NASCAR drivers are just normal people with really cool jobs, but their talents and success at their jobs have resulted in lifestyles many fans can’t relate to.
The best drivers typically live in mansions, spend time on the road in million-dollar motorhomes and fly around in private jets; not so for the average race fan.
So when Kyle Larson talked a little about his recent travels on Friday at Martinsville Speedway — which included a delay on his commercial flight back from the West Coast — my ears perked up.
Larson is the NASCAR Cup Series points leader and has finished in the top two for four straight weeks — including a win at Fontana. The image of him trudging through the airport and sitting at the gate with his toddler son Owen while waiting for the airline to call his boarding zone number? That’s actually pretty cool.

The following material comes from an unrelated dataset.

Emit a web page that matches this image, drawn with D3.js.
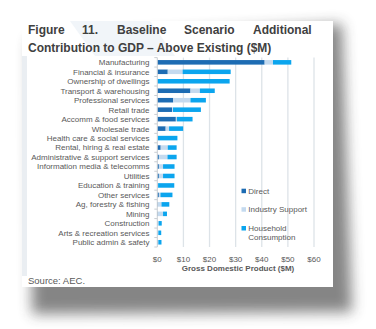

“I fly commercial as much as I can and fly with the team (on charter flights),” Larson said. “That’s a lot of money to fly a private plane — especially to the West Coast. I’m cheap with my money when it comes to flying.”
He added: “And I like to rack up the miles so I can maybe get some free trips down the road.”

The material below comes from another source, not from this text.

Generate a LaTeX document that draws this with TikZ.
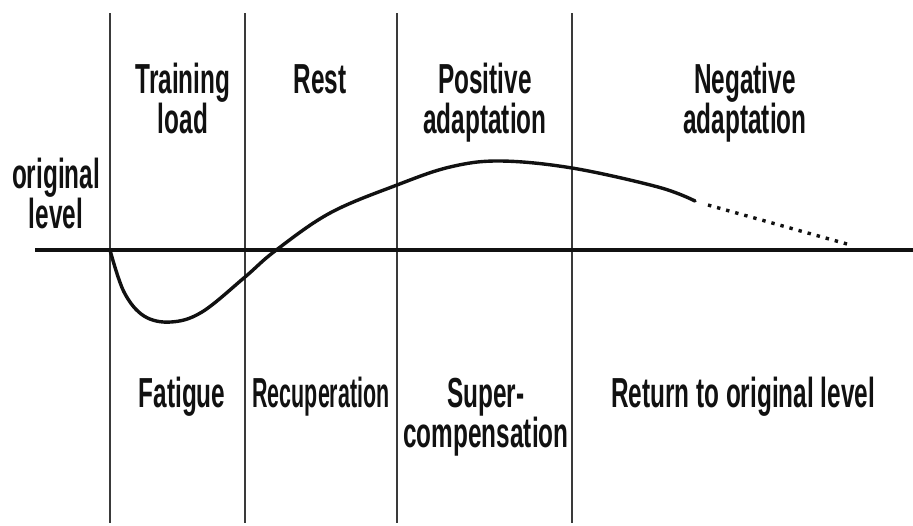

How great is that? I love that a star NASCAR driver actually cares about his frequent flyer status.
Larson acknowledged he’s gotten less frugal on flights as he’s gotten more successful — he now flies first class instead of coach. But that’s a relatively recent development.
“A couple years ago, (Ricky) Stenhouse and Danica (Patrick) — obviously, she’s a very wealthy person — she didn’t understand why I’d purchase a coach ticket,” Larson said. “Coach is $120 versus first class being $500 — I mean, I’m going to save that money (at the time).”
One bummer: Owen is now three months over the maximum age for holding a child on a parent’s lap (2 years old and under), so Larson has to buy an extra ticket (“Which really stinks,” he said).
Still, he finds commercial flights to be a good investment — even in comparison to flying with the Ganassi crew.
“The team plane, you have to stop and refuel (and there’s) no wifi,” he said with a smile. “Commercial is not bad.”
Of course, this won’t last forever. I remember seeing drivers like Kyle Busch and Brad Keselowski on my flights to races before they started flying private. But it’s fun to think of the points leader in a “just like us!” situation for the time being.
“For the record, his days of flying commercial are just about over,” Jimmie Johnson said with a laugh.